There are also early signs of mainstream Saudis trying to mobilize in other parts of the kingdom — at least over the Internet. It is difficult for the Saudi authorities to prevent a large university-educated youth population — a large segment of which is unemployed — from being affected by the new protest norm in the region.
Complicating this situation are fears of the religious establishment that the new regional climate is weakening its influence, especially if the government moves to engage in additional reforms. While thus far the Saudis have been able to control prominent Muslim scholars, known as the ulema class, especially with the limits on who can issue fatwas, the potential for backlash from the ulema remains.
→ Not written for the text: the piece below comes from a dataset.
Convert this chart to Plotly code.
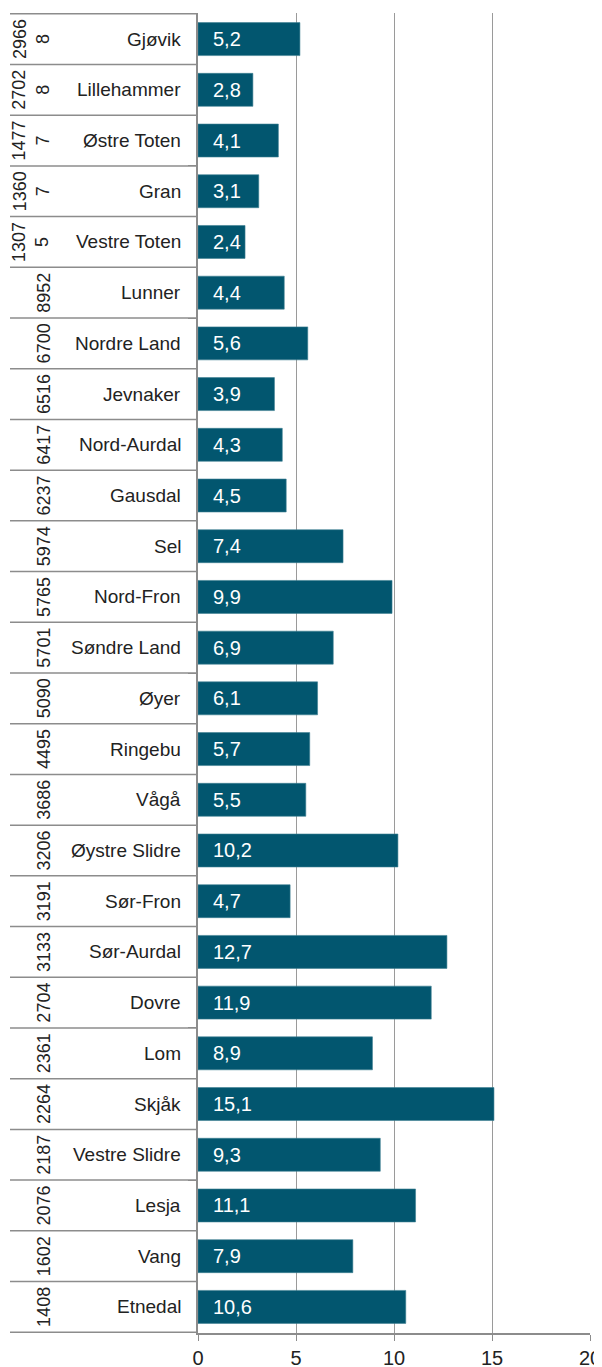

At the very least, the ulema will support more conservative factions in any power struggle.
All of these issues further complicate the Saudis’ venture into uncharted territory insofar as leadership changes are concerned. There are several princes who have already distinguished themselves as likely key players in a future Saudi regime. These include intelligence chief Prince Muqrin, the youngest living son of the founder and a member of the Allegiance Council; Prince Khalid bin Faisal, the governor of Mecca province; Prince Mitab bin Abdullah, the new commander of SANG; and Assistant Interior Minister Prince Mohammed bin Naif, the kingdom’s counterterrorism chief and head of the de-radicalization program designed to reintegrate repentant jihadists.
Stratfor is thus watching this issue very closely for any movement on the part of the untested Allegiance Council, which is expected to choose a crown prince and king as per the new succession law in the event of the death of the incumbents. Salman could take over as Crown Prince, but he is seen as the last of the major princes, which means it will be important to see who among the grandsons of the founder of the modern kingdom will emerge as key stakeholders in the Saudi system. But in the end, the real issue is whether the historically resilient Saudi monarchy will be able to continue to demonstrate resilience moving forward.